Research 2.0

It occurred to me recently that academia has, in all of its traditional glory, failed to adopt the the Web 2.0 mindset in publication and research. We live in a publish or perish environment.  Promotions and raises are based on a taxonomy of journals with citations used as a metric for usefulness, with packaged research projects defined by a manuscript published in one of these journals. While this framework has value, it is limited to the value of manuscript.  For some professors, it becomes a game. They do just enough to get a publication, but aren’t motivated by objectivity or truth, at least not beyond what is necessary for publication.

This mindset has become entrenched into academia. I recently attended a full professor workshop, hosted by our college, where our existing full professors gave their thoughts and advice on how to become full professors at ECU. Virtually of them had a similar said the same thing – promotion to full requires 20 journal publications. A few noted other expectations, such as showing leadership in service or winning a teaching award. But none of them wavered from the entrenched publication mindset. In order to get to full professor, you must follow the same framework.

Research 1.0

As I write about in my textbook, Web 1.0 consisted of

  • Publishing architecture
  • Eyeballs as metric
  • Centralized governance
  • Organized by taxonomies
  • Revenue gained through packaged services
  • Data owned by companies

This framework captures Research 1.0. We publish articles in popular journals controlled by publishing companies and organized by research field. The publishing companies control the topics of the journal and the copyrights, in order to sell journal issues or articles. Similar to how the Web 1.0 allowed traditional publishing companies to publish articles online, Research 1.0 allowed academic journals to publish articles online. Value was added. But, we’re still stuck in the 1.0 mindset.

Research 2.0

Around the turn of the century, the web transformed with Web 2.0 companies. Companies such as Facebook and eBay, and technologies such as social media and wikis enabled network effects to add considerably more value to users than existed in Web 1.0. In Web 2.0, the standard shifted to:

  • Networking architecture
  • Users as metric
  • Decentralized governance
  • Organized by tagging
  • Data owned by users

Yet, academia has failed to follow this shift. There have been some limited calls for change and a few initiatives in that direction, but nothing major has taken hold. Some academics called for Science 2.0, but limit its scope to just using Web 2.0 tools. They don’t call for radical transformation of the publishing empire or the upending of research techniques. Usually, it’s Science 1.0, but dressed up.

What would research 2.0 look like?

Imagine a research project organized by wiki technology. Academics could participate in the project in various ways; collecting data, running analyses, interpreting results, editing each others work, arguing over interpretation, etc. The more academics that participate, presumably, the more objective the project should become, as each participant checks for various deficiencies in the work of others. In other words, a massive and distributed research system. Projects could presumably use hundreds or even thousands of participants, each adding their expertise to the research problem.

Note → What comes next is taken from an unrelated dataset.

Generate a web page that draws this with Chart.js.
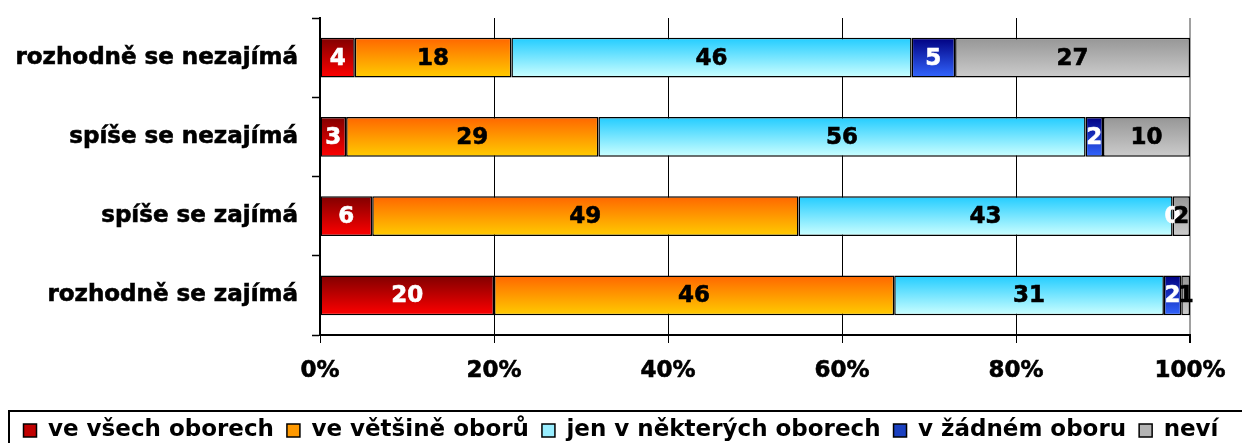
<!DOCTYPE html>
<html>
<head>
<meta charset="utf-8">
<script src="https://cdn.jsdelivr.net/npm/chart.js@4"></script>
<style>
  html, body { margin: 0; padding: 0; background: #fff; }
  #wrap { width: 1242px; height: 443px; }
</style>
</head>
<body>
<div id="wrap"><canvas id="graf"></canvas></div>
<script>
const categories = ['rozhodně se nezajímá', 'spíše se nezajímá', 'spíše se zajímá', 'rozhodně se zajímá'];
const seriesNames = ['ve všech oborech', 've většině oborů', 'jen v některých oborech', 'v žádném oboru', 'neví'];
const veVsech = [4, 3, 6, 20];
const veVetsine = [18, 29, 49, 46];
const jenNekterych = [46, 56, 43, 31];
const vZadnem = [5, 2, 0, 2];
const nevi = [27, 10, 2, 1];
const xTicks = [0, 20, 40, 60, 80, 100];

// barvy: [horni, dolni, popisek, legenda]
const colors = [
    ['#800000', '#ff0000', '#ffffff', '#c00000'],
    ['#ff6600', '#ffcc00', '#000000', '#ff9900'],
    ['#22ccff', '#ccffff', '#000000', '#99eeff'],
    ['#000080', '#3366ff', '#ffffff', '#1a40c0'],
    ['#969696', '#cccccc', '#000000', '#b4b4b4']
];
const FONT = 'DejaVu Sans';
const barPct = 0.5;

function gradFill(i) {
    return function (ctx) {
        const chart = ctx.chart;
        const y = chart.scales && chart.scales.y;
        if (!chart.chartArea || !y || ctx.dataIndex === undefined) return colors[i][1];
        const c = y.getPixelForValue(ctx.dataIndex);
        const half = (y.height / categories.length) * barPct / 2;
        const g = chart.ctx.createLinearGradient(0, c - half, 0, c + half);
        g.addColorStop(0, colors[i][0]);
        g.addColorStop(1, colors[i][1]);
        return g;
    };
}

const allSeries = [veVsech, veVetsine, jenNekterych, vZadnem, nevi];
const datasets = allSeries.map((d, i) => ({
    label: seriesNames[i],
    data: d,
    backgroundColor: gradFill(i),
    borderColor: '#000000',
    borderWidth: 1.5,
    borderSkipped: false,
    barPercentage: barPct,
    categoryPercentage: 1
}));

const popisky = {
    id: 'popisky',
    afterDatasetsDraw(chart) {
        const ctx = chart.ctx;
        ctx.save();
        ctx.font = 'bold 23px "' + FONT + '"';
        ctx.textAlign = 'center';
        ctx.textBaseline = 'middle';
        ctx.lineWidth = 0.6;
        chart.data.datasets.forEach((ds, i) => {
            const meta = chart.getDatasetMeta(i);
            meta.data.forEach((el, j) => {
                ctx.fillStyle = colors[i][2];
                ctx.strokeStyle = colors[i][2];
                const x = (el.x + el.base) / 2;
                ctx.fillText(String(ds.data[j]), x, el.y + 1);
                ctx.strokeText(String(ds.data[j]), x, el.y + 1);
            });
        });
        ctx.restore();
    }
};

// legenda trochu niz + ramecek kolem ni
const ramecek = {
    id: 'ramecek',
    afterLayout(chart) {
        chart.legend.top += 9;
        chart.legend.bottom += 9;
    },
    afterDraw(chart) {
        const ctx = chart.ctx;
        ctx.save();
        ctx.strokeStyle = '#000';
        ctx.lineWidth = 2;
        ctx.strokeRect(9, 411, 1260, 60);
        ctx.restore();
    }
};

const tickFont = { family: FONT, size: 23, weight: 'bold' };

const config = {
    type: 'bar',
    data: { labels: categories, datasets: datasets },
    options: {
        indexAxis: 'y',
        responsive: true,
        maintainAspectRatio: false,
        animation: false,
        layout: { padding: { top: 18, right: 0, left: 0, bottom: 0 } },
        plugins: {
            tooltip: { enabled: false },
            legend: {
                position: 'bottom',
                labels: {
                    color: '#000',
                    font: { family: FONT, size: 23, weight: 'bold' },
                    boxWidth: 13,
                    boxHeight: 13,
                    padding: 13,
                    generateLabels(chart) {
                        return seriesNames.map((n, i) => ({
                            text: n,
                            fillStyle: colors[i][3],
                            strokeStyle: '#000',
                            lineWidth: 1.5,
                            datasetIndex: i
                        }));
                    }
                }
            }
        },
        scales: {
            x: {
                stacked: true,
                min: 0,
                max: 100,
                afterBuildTicks(scale) {
                    scale.ticks = xTicks.map(v => ({ value: v }));
                },
                afterFit(scale) {
                    scale.height = 62;
                    scale.paddingRight = 52;
                },
                ticks: {
                    color: '#000',
                    font: tickFont,
                    padding: 14,
                    textStrokeColor: '#000',
                    textStrokeWidth: 0.6,
                    callback: v => v + '%'
                },
                grid: {
                    color: ctx => ctx.index === 5 ? '#a0a0a0' : '#000',
                    lineWidth: ctx => ctx.index === 5 ? 2 : 1,
                    tickLength: 8,
                    tickColor: '#000'
                },
                border: { color: '#000', width: 2 }
            },
            y: {
                stacked: true,
                afterFit(scale) {
                    scale.width = 320;
                    scale.paddingTop = 0;
                    scale.paddingBottom = 0;
                },
                ticks: {
                    color: '#000',
                    font: tickFont,
                    padding: 14,
                    textStrokeColor: '#000',
                    textStrokeWidth: 0.6
                },
                grid: {
                    offset: true,
                    drawOnChartArea: false,
                    tickLength: 8,
                    tickColor: '#000',
                    tickWidth: 1.5
                },
                border: { color: '#000', width: 2 }
            }
        }
    },
    plugins: [popisky, ramecek]
};

const grafCtx = document.getElementById('graf').getContext('2d');
var graf = new Chart(grafCtx, config);
</script>
</body>
</html>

What’s more, the authors would also act as reviewers and reviewers as authors. The boundary between them would blur as a participant could simultaneously review others work and change it appropriately.

At this point, many academics would naturally start to ask, “what’s in it for me?” Why should they participate? While the pursuit of knowledge for knowledge sake might be considered noble, academics must cautiously guard their time because of pressures of tenure, promotion, and grants. Herein lies one of the biggest stumbling blocks to adoption of research 2.0. Two things have to happen, first significant greater value must be observed from such an arrangement and second, there must be a way to judge when and if participation adds significant value to the end result.

What might this look like?  I don’t know – yet.  Perhaps a reputation system could develop where academics could rate the quality of contributions of others.  The goal, however, is to unleash the same value that web 2.0 companies did. And that is something worth considering.